Rasulullahbersabda : “Jika kalian mendengar seorang menyatakan : Manusia lainnya telah celaka, maka org itulah yg paling celakan diantara mereka.” (HR Muslim)

6. Bahaya pengkafiran.

Akumulasi dari sikap ghuluw dan ekstremitas dlm beragama mencapai puncaknya jika seorang sudah bermain dgn label pengkafiran. Sikap inilah yg telah membinasakan kaum Khawarij, sekalipun mreka adalah kaum plaling hebat dlm pelaksanaan berbagai ibadah dlm sejarah Islam, tetapi mereka celaka karena telah terjerumus kepda jurang pengkafiran kepd ummat Islam yg lain bahkan pd para ulama ummat seperti khalifah Ali ra.
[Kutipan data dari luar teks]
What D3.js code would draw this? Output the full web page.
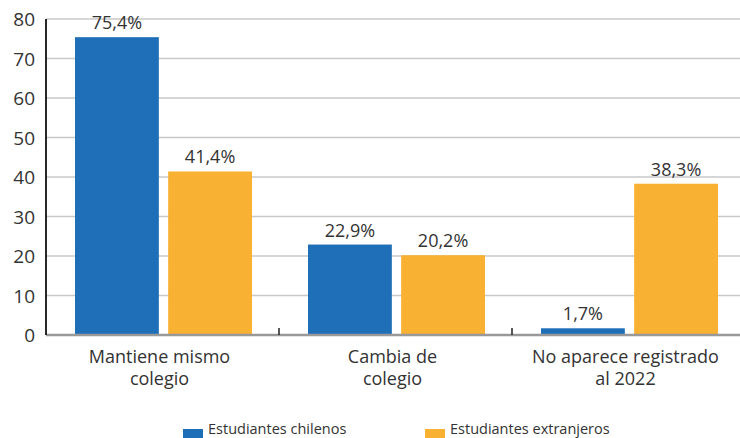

Kelompok ini karena kerendahan ilmunya tidak mengetahui bgmna kemarahan Rasul SAW yg luarbiasa terhadap anak dr anak angkatnya yg paling disayanginya yaitu Usamah bin Zaid ra, ketika mendengar Usamah membunuh seorang kafir yg telah mengucapkan syahadah saat terdesak dlm peperangan.

Walaupun Usamah telah memberikan argumentasi : “Wahai Rasulullah ia hanya mengucapkan itu karena takut dg pedang.”
Maka jawab Nabi SAW : “Mengapa tidak engkau belah dadanya (jika memang engkau mengetahui isi hatinya)?” ,
Maka jawab Usamah ra : “Ya RasuluLLAH, mohonkan ampun bagi saya.”
Maka jawab Nabi SAW : “Apakah yg akan engkau perbuat jika nanti di hari Kiamat berhadapan dengan La ilaha illaLLAH??”
Selanjutnya kata Usamah ra : “Tidak henti2nya Nabi SAW mengulang-ulang pertanyaannya itu, sampai aku menginginkan alangkah inginnya jika saat itu aku baru masuk Islam karena takutnya.”

Walillahihamdu wal minah...Wallahua'lam bishowab.